Is this a forever phenomenon? Of course not. Economic variations are cyclic like a great many aspects of mankind's existence. Let it run its course. Because, there is not much in a liberal global market economy that we (meaning any one nation, even America, or group of nations like the G-7) can do about it.

(Except perhaps in France, where people think that the government in Paris is going to change the rules of free markets to save French jobs. Fortunately, France is the ONLY place in Europe where this sort of fallacy seems to have currency.)

Arthur Eckart

Division of labor creates rather than exchanges value. It would be costly for anyone to produce everything they need. Globalization has increased world living standards. U.S. real GDP, for example, has tripled since 1976. However, U.S. living standards rose faster, in part, because of trade deficits and productivity from greater competition. Global economic interrelationships reduce risks of conflict.


Creig

What economic paradigm allows for every man woman and child on earth to: eat nutriously; own their own home; participate in the highest quality of education from birth to death; top quality healthcare; access to efficient state of the art communications technology; transportation to total social access; and freedom/time to experience life; and access to all common resources?

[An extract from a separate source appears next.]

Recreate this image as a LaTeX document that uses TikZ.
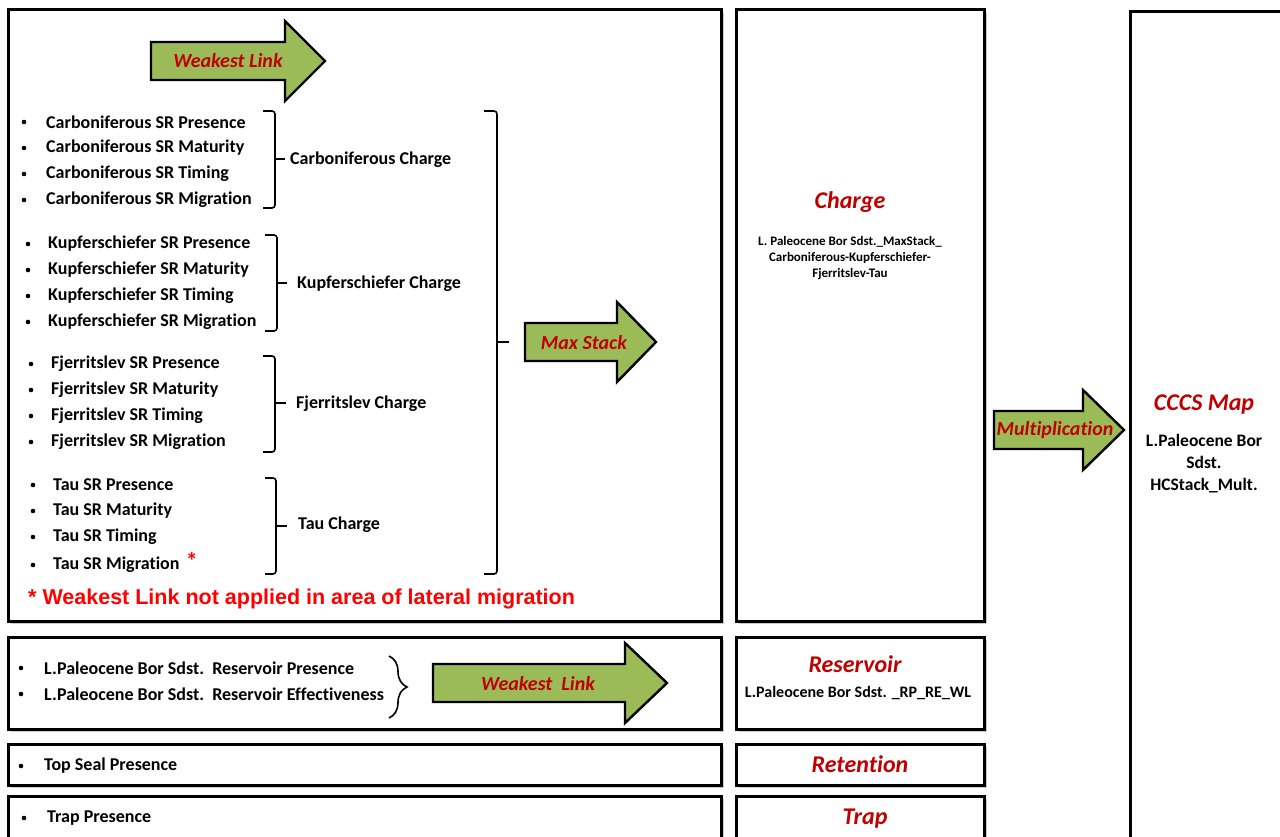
\documentclass[tikz,border=0pt]{standalone}
\usepackage{fontspec}
\setmainfont{Carlito}[Ligatures=CommonOff]
\newfontfamily\arialfont{Liberation Sans}
\usetikzlibrary{shadows,decorations.pathreplacing}

\definecolor{arrowgreen}{RGB}{155,187,89}
\definecolor{titlered}{RGB}{192,0,0}
\definecolor{notered}{RGB}{255,0,0}

\tikzset{
  panel/.style={draw=black, line width=3pt, fill=white,
    drop shadow={shadow xshift=3pt, shadow yshift=-3pt, fill=black!35, opacity=0.6}},
  fatarrow/.style={draw=black, line width=2.4pt, fill=arrowgreen, line join=miter},
  arrowtext/.style={text=titlered, font=\bfseries\itshape\fontsize{20}{22}\selectfont},
  item/.style={anchor=west, inner sep=0pt, font=\bfseries\fontsize{18}{20}\selectfont},
  dot/.style={circle, fill=black, inner sep=0pt, minimum size=4.6pt},
  title/.style={text=titlered, font=\bfseries\itshape\fontsize{24}{26}\selectfont},
  bracket/.style={draw=black, line width=1.6pt, rounded corners=3pt},
}

% #1 start x, #2 head x, #3 tip x, #4 centre y
\def\fatarrow#1#2#3#4{%
  \draw[fatarrow] (#1,#4-19) -- (#2,#4-19) -- (#2,#4-40) -- (#3,#4)
    -- (#2,#4+40) -- (#2,#4+19) -- (#1,#4+19) -- cycle;}
% #1 left x, #2 right x, #3 top y, #4 bottom y, #5 tick y, #6 tick end x
\def\sqbrace#1#2#3#4#5#6{%
  \draw[bracket] (#1,#3) -- (#2,#3) -- (#2,#4) -- (#1,#4);
  \draw[line width=1.6pt] (#2,#5) -- (#6,#5);}

\begin{document}
\begin{tikzpicture}[x=1pt,y=-1pt]
  \useasboundingbox (0,0) rectangle (1280,837);
  \fill[white] (0,0) rectangle (1280,837);
  \clip (0,0) rectangle (1280,837);

  % panels
  \draw[panel] (8,10) rectangle (721,621);
  \draw[panel] (736,10) rectangle (984,621);
  \draw[panel] (1130,12) rectangle (1300,870);
  \draw[panel] (8,637) rectangle (721,729);
  \draw[panel] (736,637) rectangle (984,729);
  \draw[panel] (8,744) rectangle (721,785);
  \draw[panel] (736,744) rectangle (984,785);
  \draw[panel] (8,796) rectangle (721,870);
  \draw[panel] (736,796) rectangle (984,870);

  % source rock items
  \foreach \t [count=\i] in {Presence,Maturity,Timing,Migration} {
    \node[dot] (cb\i) at (24,{96+26*\i}) {};
    \node[item] (carb\i) at (46,{96+26*\i}) {Carboniferous SR \t};
    \node[dot] (kb\i) at (28,{218+26*\i}) {};
    \node[item] (kupf\i) at (48,{218+26*\i}) {Kupferschiefer SR \t};
    \node[dot] (fb\i) at (31,{338+26*\i}) {};
    \node[item] (fjer\i) at (51,{338+26*\i}) {Fjerritslev SR \t};
  }
  \foreach \t/\y [count=\i] in {Presence/485,Maturity/511,Timing/537,Migration/565} {
    \node[dot] (tb\i) at (33,\y) {};
    \node[item] (tau\i) at (53,\y) {Tau SR \t};
  }
  \node[anchor=west, inner sep=0pt, text=notered, font=\bfseries\fontsize{24}{24}\selectfont]
    (taustar) at ([xshift=6pt,yshift=4pt]tau4.east) {*};

  % braces and charge labels
  \sqbrace{263}{275}{111}{208}{159}{285}
  \sqbrace{265}{277}{235}{331}{283}{287}
  \sqbrace{263}{275}{356}{452}{403}{286}
  \sqbrace{265}{276}{478}{574}{526}{287}
  \sqbrace{484}{497}{111}{574}{342}{509}
  \node[item] (carbcharge) at (290,160) {Carboniferous Charge};
  \node[item] (kupfcharge) at (297,284) {Kupferschiefer Charge};
  \node[item] (fjercharge) at (296,404) {Fjerritslev Charge};
  \node[item] (taucharge) at (298,525) {Tau Charge};

  \node[anchor=west, inner sep=0pt, text=notered, font=\arialfont\bfseries\fontsize{21.5}{24}\selectfont]
    (note) at (28,599) {* Weakest Link not applied in area of lateral migration};

  % arrows
  \fatarrow{151}{285}{325}{61}
  \node[arrowtext] (wl1) at (228,61) {Weakest Link};
  \fatarrow{525}{617}{656}{342}
  \node[arrowtext] (maxstack) at (584,343) {Max Stack};
  \fatarrow{994}{1083}{1124}{430}
  \node[arrowtext] (mult) at (1055,430) {Multiplication};
  \fatarrow{433}{625}{667}{683}
  \node[arrowtext] (wl2) at (538,684) {Weakest\ \ Link};

  % charge column
  \node[title] (charge) at (850,202) {Charge};
  \node[align=center, font=\bfseries\fontsize{13}{16}\selectfont] (chargetxt) at (850,258)
    {L. Paleocene Bor Sdst.\_MaxStack\_\\Carboniferous-Kupferschiefer-\\Fjerritslev-Tau};
  \node[title] (cccs) at (1204,405) {CCCS Map};
  \node[align=center, font=\bfseries\fontsize{17.5}{22}\selectfont] (cccstxt) at (1204,464)
    {L.Paleocene Bor\\Sdst.\\HCStack\_Mult.};

  % reservoir
  \node[dot] (rb1) at (21,668) {};
  \node[item] (res1) at (44,668) {L.Paleocene Bor Sdst.\ \ Reservoir Presence};
  \node[dot] (rb2) at (21,694) {};
  \node[item] (res2) at (44,694) {L.Paleocene Bor Sdst.\ \ Reservoir Effectiveness};
  \draw[line width=1.6pt, decorate, decoration={brace, amplitude=18pt}] (389,656) -- (389,718);
  \node[title] (reservoir) at (855,664) {Reservoir};
  \node[font=\bfseries\fontsize{16}{18}\selectfont] (restxt) at (858,693) {L.Paleocene Bor Sdst. \_RP\_RE\_WL};

  % retention and trap
  \node[dot] (sb) at (21,766) {};
  \node[item] (seal) at (44,766) {Top Seal Presence};
  \node[title] (retention) at (860,764) {Retention};
  \node[dot] (trb) at (24,818) {};
  \node[item] (trappres) at (47,818) {Trap Presence};
  \node[title] (trap) at (865,819) {Trap};
\end{tikzpicture}
\end{document}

Shouldn't we satisfy those basic human needs first and then decipher/translate the economic system that supports it?

Lafayette

Creig: "Shouldn't we satisfy those basic human needs first"

Quite a list, yours.

I suggest that you have a look at the bottom layer of Maslow's Hierarchy of Needs (google Maslow in wikipedia).

The range of human needs there, at subsistence level, is quite enough for starters - the world is nowhere near it.

unknown

bullshit

Lafayette
unknown: bullshit

Yep, with such an asinine remark, I'd remain anonymous as well.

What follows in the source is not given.